__Task description__
Return the entries below in their exact form, leaving the pictures out.

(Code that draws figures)

============================================================

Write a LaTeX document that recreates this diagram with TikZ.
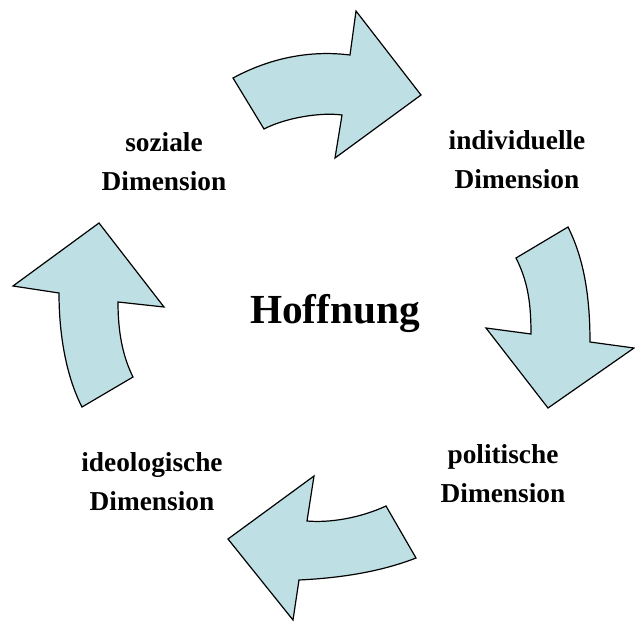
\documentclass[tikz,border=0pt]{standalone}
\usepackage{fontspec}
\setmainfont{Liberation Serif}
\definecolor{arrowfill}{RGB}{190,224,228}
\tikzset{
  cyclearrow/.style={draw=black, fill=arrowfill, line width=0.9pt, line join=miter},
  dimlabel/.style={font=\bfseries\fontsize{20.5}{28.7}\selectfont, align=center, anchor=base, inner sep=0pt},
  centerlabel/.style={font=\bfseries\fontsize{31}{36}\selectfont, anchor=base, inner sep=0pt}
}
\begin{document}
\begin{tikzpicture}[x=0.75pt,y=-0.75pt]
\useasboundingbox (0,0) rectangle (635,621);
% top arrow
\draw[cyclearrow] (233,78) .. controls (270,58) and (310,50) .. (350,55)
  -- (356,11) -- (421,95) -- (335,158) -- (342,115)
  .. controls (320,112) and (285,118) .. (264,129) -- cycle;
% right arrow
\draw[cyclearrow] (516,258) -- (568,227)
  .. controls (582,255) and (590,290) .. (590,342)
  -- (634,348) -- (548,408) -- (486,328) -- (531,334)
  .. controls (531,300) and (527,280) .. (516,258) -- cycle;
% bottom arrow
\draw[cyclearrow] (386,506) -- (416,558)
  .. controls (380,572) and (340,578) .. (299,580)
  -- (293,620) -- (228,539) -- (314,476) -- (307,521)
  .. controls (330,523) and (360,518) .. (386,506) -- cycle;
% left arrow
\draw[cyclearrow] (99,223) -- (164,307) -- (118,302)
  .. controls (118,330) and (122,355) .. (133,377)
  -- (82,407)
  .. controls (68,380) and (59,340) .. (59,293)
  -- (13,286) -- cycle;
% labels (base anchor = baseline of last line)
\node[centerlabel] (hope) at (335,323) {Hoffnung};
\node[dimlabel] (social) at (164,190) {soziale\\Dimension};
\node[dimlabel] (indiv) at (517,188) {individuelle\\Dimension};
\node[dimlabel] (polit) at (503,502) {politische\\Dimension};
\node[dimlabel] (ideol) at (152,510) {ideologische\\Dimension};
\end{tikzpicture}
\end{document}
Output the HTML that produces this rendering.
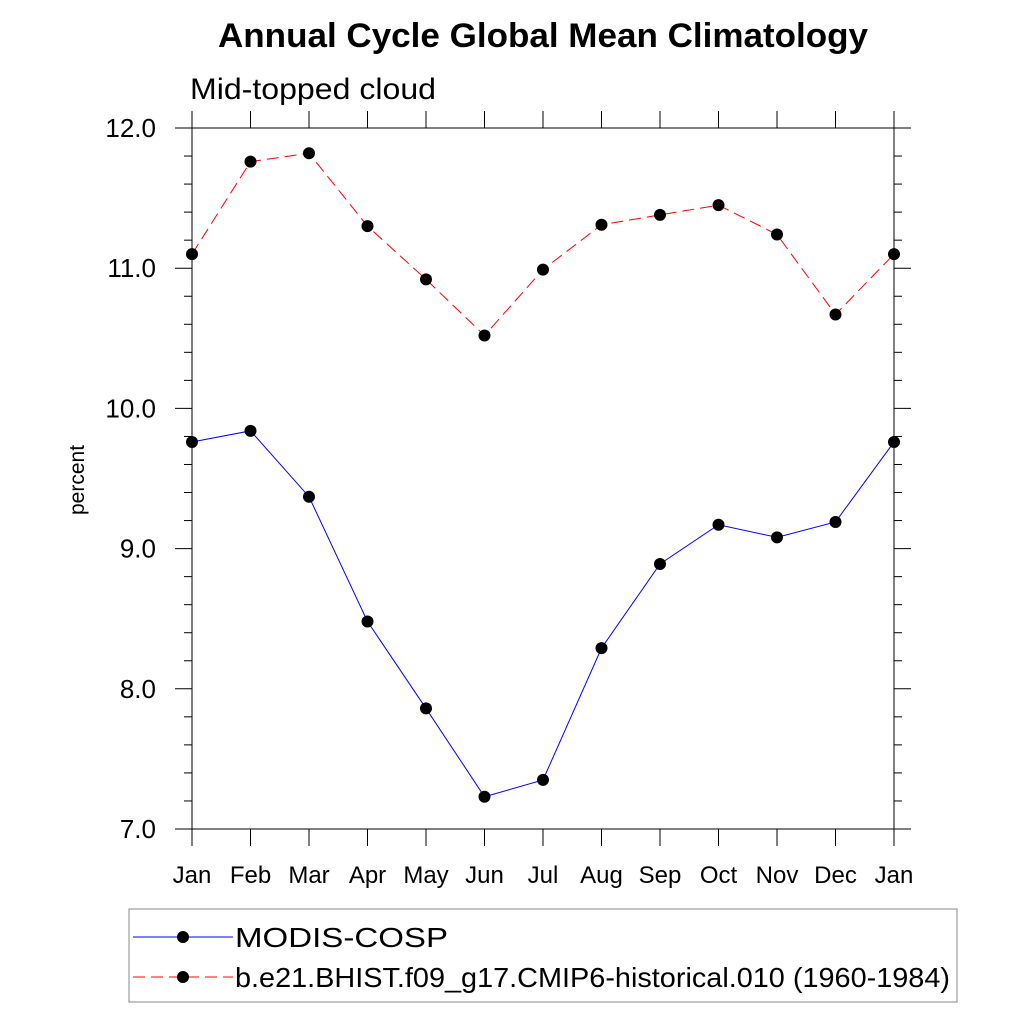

============================================================

__Answer to this task__
Write a LaTeX document that recreates this diagram with TikZ.
\documentclass[tikz,border=0pt]{standalone}
\usepackage{fontspec}
\setmainfont{Liberation Serif}
\definecolor{arrowfill}{RGB}{190,224,228}
\tikzset{
  cyclearrow/.style={draw=black, fill=arrowfill, line width=0.9pt, line join=miter},
  dimlabel/.style={font=\bfseries\fontsize{20.5}{28.7}\selectfont, align=center, anchor=base, inner sep=0pt},
  centerlabel/.style={font=\bfseries\fontsize{31}{36}\selectfont, anchor=base, inner sep=0pt}
}
\begin{document}
\begin{tikzpicture}[x=0.75pt,y=-0.75pt]
\useasboundingbox (0,0) rectangle (635,621);
% top arrow
\draw[cyclearrow] (233,78) .. controls (270,58) and (310,50) .. (350,55)
  -- (356,11) -- (421,95) -- (335,158) -- (342,115)
  .. controls (320,112) and (285,118) .. (264,129) -- cycle;
% right arrow
\draw[cyclearrow] (516,258) -- (568,227)
  .. controls (582,255) and (590,290) .. (590,342)
  -- (634,348) -- (548,408) -- (486,328) -- (531,334)
  .. controls (531,300) and (527,280) .. (516,258) -- cycle;
% bottom arrow
\draw[cyclearrow] (386,506) -- (416,558)
  .. controls (380,572) and (340,578) .. (299,580)
  -- (293,620) -- (228,539) -- (314,476) -- (307,521)
  .. controls (330,523) and (360,518) .. (386,506) -- cycle;
% left arrow
\draw[cyclearrow] (99,223) -- (164,307) -- (118,302)
  .. controls (118,330) and (122,355) .. (133,377)
  -- (82,407)
  .. controls (68,380) and (59,340) .. (59,293)
  -- (13,286) -- cycle;
% labels (base anchor = baseline of last line)
\node[centerlabel] (hope) at (335,323) {Hoffnung};
\node[dimlabel] (social) at (164,190) {soziale\\Dimension};
\node[dimlabel] (indiv) at (517,188) {individuelle\\Dimension};
\node[dimlabel] (polit) at (503,502) {politische\\Dimension};
\node[dimlabel] (ideol) at (152,510) {ideologische\\Dimension};
\end{tikzpicture}
\end{document}
Output the HTML that produces this rendering.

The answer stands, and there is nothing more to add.